• _Short exercise_: Leave the pictures out, and retype all of the material exactly as written.

···

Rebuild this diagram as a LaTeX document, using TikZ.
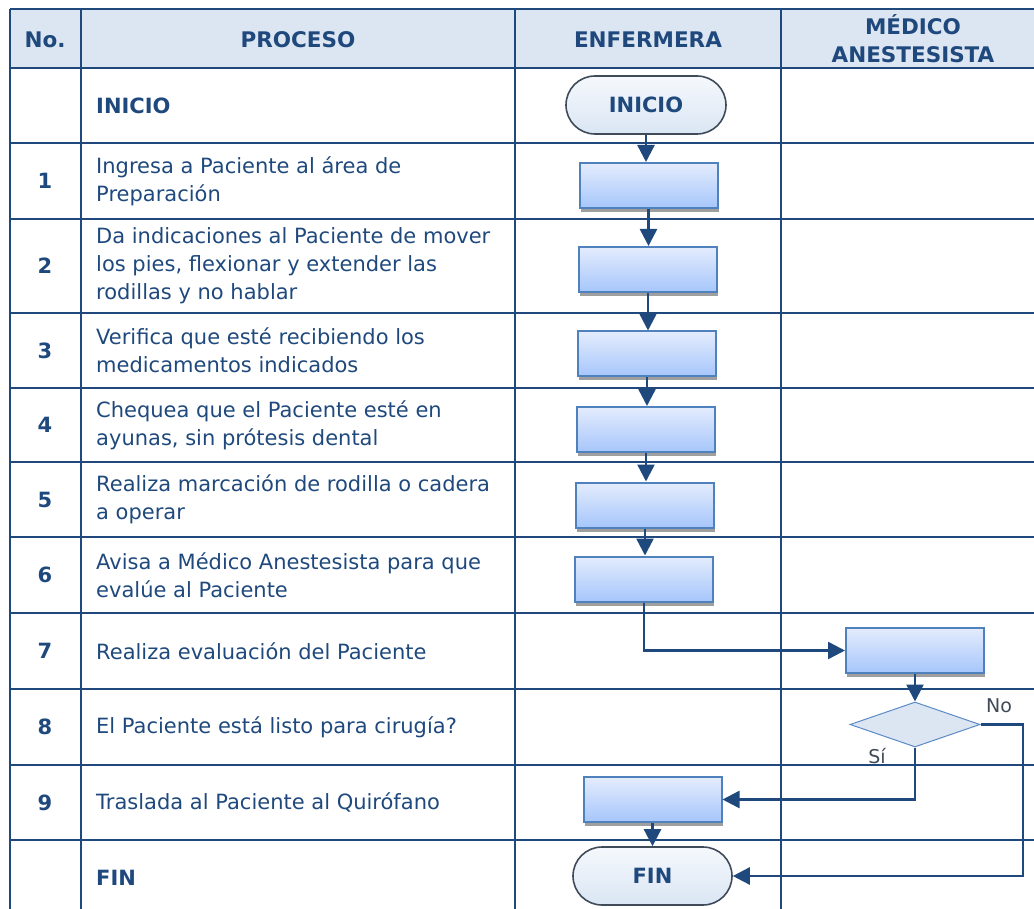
\documentclass[tikz,border=0pt]{standalone}
\usepackage{fontspec}
\setmainfont{DejaVu Sans}
\usetikzlibrary{arrows.meta,shapes.geometric,shapes.misc,shadows}
\definecolor{tblue}{RGB}{31,73,125}
\definecolor{hdrfill}{RGB}{220,230,242}
\definecolor{boxedge}{RGB}{79,129,189}
\definecolor{boxtop}{RGB}{228,236,253}
\definecolor{boxbot}{RGB}{166,198,251}
\definecolor{termedge}{RGB}{64,75,90}
\definecolor{termtop}{RGB}{245,248,252}
\definecolor{termbot}{RGB}{218,230,244}
\definecolor{decedge}{RGB}{91,138,198}
\definecolor{lblgray}{RGB}{64,74,87}
\tikzset{
  gridline/.style={draw=tblue,line width=2.6pt},
  proc/.style={font=\fontsize{21}{28}\selectfont,text=tblue,align=left,inner sep=0pt,anchor=west},
  procb/.style={font=\bfseries\fontsize{21}{28}\selectfont,text=tblue,inner sep=0pt,anchor=west},
  num/.style={font=\bfseries\fontsize{21}{28}\selectfont,text=tblue,inner sep=0pt},
  hdr/.style={font=\bfseries\fontsize{21.5}{28}\selectfont,text=tblue,inner sep=0pt,align=center},
  stepbox/.style={rectangle,draw=boxedge,line width=2pt,top color=boxtop,bottom color=boxbot,
    minimum width=138pt,minimum height=45pt,inner sep=0pt,
    drop shadow={shadow xshift=1pt,shadow yshift=-4pt,fill=gray!75,opacity=1}},
  term/.style={rounded rectangle,draw=termedge,line width=1.6pt,top color=termtop,bottom color=termbot,
    minimum width=160pt,minimum height=58pt,inner sep=0pt,font=\bfseries\fontsize{21}{24}\selectfont,text=tblue},
  dec/.style={diamond,draw=decedge,line width=1pt,fill=hdrfill,minimum width=130pt,minimum height=45pt,inner sep=0pt},
  arr/.style={draw=tblue,line width=2.5pt,-{Triangle[length=17pt,width=17pt]}},
  lbl/.style={font=\fontsize{19}{22}\selectfont,text=lblgray,inner sep=0pt}
}
\begin{document}
\begin{tikzpicture}[x=1pt,y=-1pt]
\useasboundingbox (0,0) rectangle (1034,909);
% header background
\fill[hdrfill] (10,9) rectangle (1040,68);
% grid
\foreach \yy in {9,68,143,219,313,388,462,537,613,689,765,840}
  \draw[gridline] (10,\yy) -- (1040,\yy);
\foreach \xx in {10,81,515,781}
  \draw[gridline] (\xx,9) -- (\xx,915);
% headers
\node[hdr] (hno) at (45,40) {No.};
\node[hdr] (hproc) at (298,40) {PROCESO};
\node[hdr] (henf) at (648,40) {ENFERMERA};
\node[hdr] (hmed) at (913,39) {MÉDICO\\ANESTESISTA};
% numbers
\node[num] (n1) at (45,181) {1};
\node[num] (n2) at (45,266) {2};
\node[num] (n3) at (45,350.5) {3};
\node[num] (n4) at (45,425) {4};
\node[num] (n5) at (45,499.5) {5};
\node[num] (n6) at (45,575) {6};
\node[num] (n7) at (45,651) {7};
\node[num] (n8) at (45,727) {8};
\node[num] (n9) at (45,802.5) {9};
% process texts
\node[procb] (p0) at (96,105.5) {INICIO};
\node[proc] (p1) at (96,181) {Ingresa a Paciente al área de\\Preparación};
\node[proc] (p2) at (96,266) {Da indicaciones al Paciente de mover\\los pies, flexionar y extender las\\rodillas y no hablar};
\node[proc] (p3) at (96,350.5) {Verifica que esté recibiendo los\\medicamentos indicados};
\node[proc] (p4) at (96,425) {Chequea que el Paciente esté en\\ayunas, sin prótesis dental};
\node[proc] (p5) at (96,499.5) {Realiza marcación de rodilla o cadera\\a operar};
\node[proc] (p6) at (96,575) {Avisa a Médico Anestesista para que\\evalúe al Paciente};
\node[proc] (p7) at (96,651) {Realiza evaluación del Paciente};
\node[proc] (p8) at (96,727) {El Paciente está listo para cirugía?};
\node[proc] (p9) at (96,802.5) {Traslada al Paciente al Quirófano};
\node[procb] (p10) at (96,878) {FIN};
% flow shapes
\node[term] (ini) at (646,105) {INICIO};
\node[stepbox] (b1) at (648.5,185.5) {};
\node[stepbox] (b2) at (648,269.5) {};
\node[stepbox] (b3) at (647,354) {};
\node[stepbox] (b4) at (646,429.5) {};
\node[stepbox] (b5) at (645,505) {};
\node[stepbox] (b6) at (644,579) {};
\node[stepbox] (b7) at (915,650.5) {};
\node[dec] (d8) at (915,724.5) {};
\node[stepbox] (b9) at (652.5,799.5) {};
\node[term,minimum width=159pt] (fin) at (652.5,876) {FIN};
\coordinate (nocorner) at (1023,724.5);
% connectors
\draw[arr] (ini.south) -- (ini.south |- b1.north);
\draw[arr] (b1.south) -- (b1.south |- b2.north);
\draw[arr] (b2.south) -- (b2.south |- b3.north);
\draw[arr] (b3.south) -- (b3.south |- b4.north);
\draw[arr] (b4.south) -- (b4.south |- b5.north);
\draw[arr] (b5.south) -- (b5.south |- b6.north);
\draw[arr] (b6.south) |- (b7.west);
\draw[arr] (b7.south) -- (d8.north);
\draw[arr] (d8.south) |- (b9.east);
\draw[arr] (d8.east) -- (nocorner) |- (fin.east);
\draw[arr] (b9.south) -- (b9.south |- fin.north);
% labels
\node[lbl] (lno) at (999,706) {No};
\node[lbl] (lsi) at (877,756) {Sí};
\end{tikzpicture}
\end{document}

···

• _Completed exercise_:
Rebuild this diagram as a LaTeX document, using TikZ.
\documentclass[tikz,border=0pt]{standalone}
\usepackage{fontspec}
\setmainfont{DejaVu Sans}
\usetikzlibrary{arrows.meta,shapes.geometric,shapes.misc,shadows}
\definecolor{tblue}{RGB}{31,73,125}
\definecolor{hdrfill}{RGB}{220,230,242}
\definecolor{boxedge}{RGB}{79,129,189}
\definecolor{boxtop}{RGB}{228,236,253}
\definecolor{boxbot}{RGB}{166,198,251}
\definecolor{termedge}{RGB}{64,75,90}
\definecolor{termtop}{RGB}{245,248,252}
\definecolor{termbot}{RGB}{218,230,244}
\definecolor{decedge}{RGB}{91,138,198}
\definecolor{lblgray}{RGB}{64,74,87}
\tikzset{
  gridline/.style={draw=tblue,line width=2.6pt},
  proc/.style={font=\fontsize{21}{28}\selectfont,text=tblue,align=left,inner sep=0pt,anchor=west},
  procb/.style={font=\bfseries\fontsize{21}{28}\selectfont,text=tblue,inner sep=0pt,anchor=west},
  num/.style={font=\bfseries\fontsize{21}{28}\selectfont,text=tblue,inner sep=0pt},
  hdr/.style={font=\bfseries\fontsize{21.5}{28}\selectfont,text=tblue,inner sep=0pt,align=center},
  stepbox/.style={rectangle,draw=boxedge,line width=2pt,top color=boxtop,bottom color=boxbot,
    minimum width=138pt,minimum height=45pt,inner sep=0pt,
    drop shadow={shadow xshift=1pt,shadow yshift=-4pt,fill=gray!75,opacity=1}},
  term/.style={rounded rectangle,draw=termedge,line width=1.6pt,top color=termtop,bottom color=termbot,
    minimum width=160pt,minimum height=58pt,inner sep=0pt,font=\bfseries\fontsize{21}{24}\selectfont,text=tblue},
  dec/.style={diamond,draw=decedge,line width=1pt,fill=hdrfill,minimum width=130pt,minimum height=45pt,inner sep=0pt},
  arr/.style={draw=tblue,line width=2.5pt,-{Triangle[length=17pt,width=17pt]}},
  lbl/.style={font=\fontsize{19}{22}\selectfont,text=lblgray,inner sep=0pt}
}
\begin{document}
\begin{tikzpicture}[x=1pt,y=-1pt]
\useasboundingbox (0,0) rectangle (1034,909);
% header background
\fill[hdrfill] (10,9) rectangle (1040,68);
% grid
\foreach \yy in {9,68,143,219,313,388,462,537,613,689,765,840}
  \draw[gridline] (10,\yy) -- (1040,\yy);
\foreach \xx in {10,81,515,781}
  \draw[gridline] (\xx,9) -- (\xx,915);
% headers
\node[hdr] (hno) at (45,40) {No.};
\node[hdr] (hproc) at (298,40) {PROCESO};
\node[hdr] (henf) at (648,40) {ENFERMERA};
\node[hdr] (hmed) at (913,39) {MÉDICO\\ANESTESISTA};
% numbers
\node[num] (n1) at (45,181) {1};
\node[num] (n2) at (45,266) {2};
\node[num] (n3) at (45,350.5) {3};
\node[num] (n4) at (45,425) {4};
\node[num] (n5) at (45,499.5) {5};
\node[num] (n6) at (45,575) {6};
\node[num] (n7) at (45,651) {7};
\node[num] (n8) at (45,727) {8};
\node[num] (n9) at (45,802.5) {9};
% process texts
\node[procb] (p0) at (96,105.5) {INICIO};
\node[proc] (p1) at (96,181) {Ingresa a Paciente al área de\\Preparación};
\node[proc] (p2) at (96,266) {Da indicaciones al Paciente de mover\\los pies, flexionar y extender las\\rodillas y no hablar};
\node[proc] (p3) at (96,350.5) {Verifica que esté recibiendo los\\medicamentos indicados};
\node[proc] (p4) at (96,425) {Chequea que el Paciente esté en\\ayunas, sin prótesis dental};
\node[proc] (p5) at (96,499.5) {Realiza marcación de rodilla o cadera\\a operar};
\node[proc] (p6) at (96,575) {Avisa a Médico Anestesista para que\\evalúe al Paciente};
\node[proc] (p7) at (96,651) {Realiza evaluación del Paciente};
\node[proc] (p8) at (96,727) {El Paciente está listo para cirugía?};
\node[proc] (p9) at (96,802.5) {Traslada al Paciente al Quirófano};
\node[procb] (p10) at (96,878) {FIN};
% flow shapes
\node[term] (ini) at (646,105) {INICIO};
\node[stepbox] (b1) at (648.5,185.5) {};
\node[stepbox] (b2) at (648,269.5) {};
\node[stepbox] (b3) at (647,354) {};
\node[stepbox] (b4) at (646,429.5) {};
\node[stepbox] (b5) at (645,505) {};
\node[stepbox] (b6) at (644,579) {};
\node[stepbox] (b7) at (915,650.5) {};
\node[dec] (d8) at (915,724.5) {};
\node[stepbox] (b9) at (652.5,799.5) {};
\node[term,minimum width=159pt] (fin) at (652.5,876) {FIN};
\coordinate (nocorner) at (1023,724.5);
% connectors
\draw[arr] (ini.south) -- (ini.south |- b1.north);
\draw[arr] (b1.south) -- (b1.south |- b2.north);
\draw[arr] (b2.south) -- (b2.south |- b3.north);
\draw[arr] (b3.south) -- (b3.south |- b4.north);
\draw[arr] (b4.south) -- (b4.south |- b5.north);
\draw[arr] (b5.south) -- (b5.south |- b6.north);
\draw[arr] (b6.south) |- (b7.west);
\draw[arr] (b7.south) -- (d8.north);
\draw[arr] (d8.south) |- (b9.east);
\draw[arr] (d8.east) -- (nocorner) |- (fin.east);
\draw[arr] (b9.south) -- (b9.south |- fin.north);
% labels
\node[lbl] (lno) at (999,706) {No};
\node[lbl] (lsi) at (877,756) {Sí};
\end{tikzpicture}
\end{document}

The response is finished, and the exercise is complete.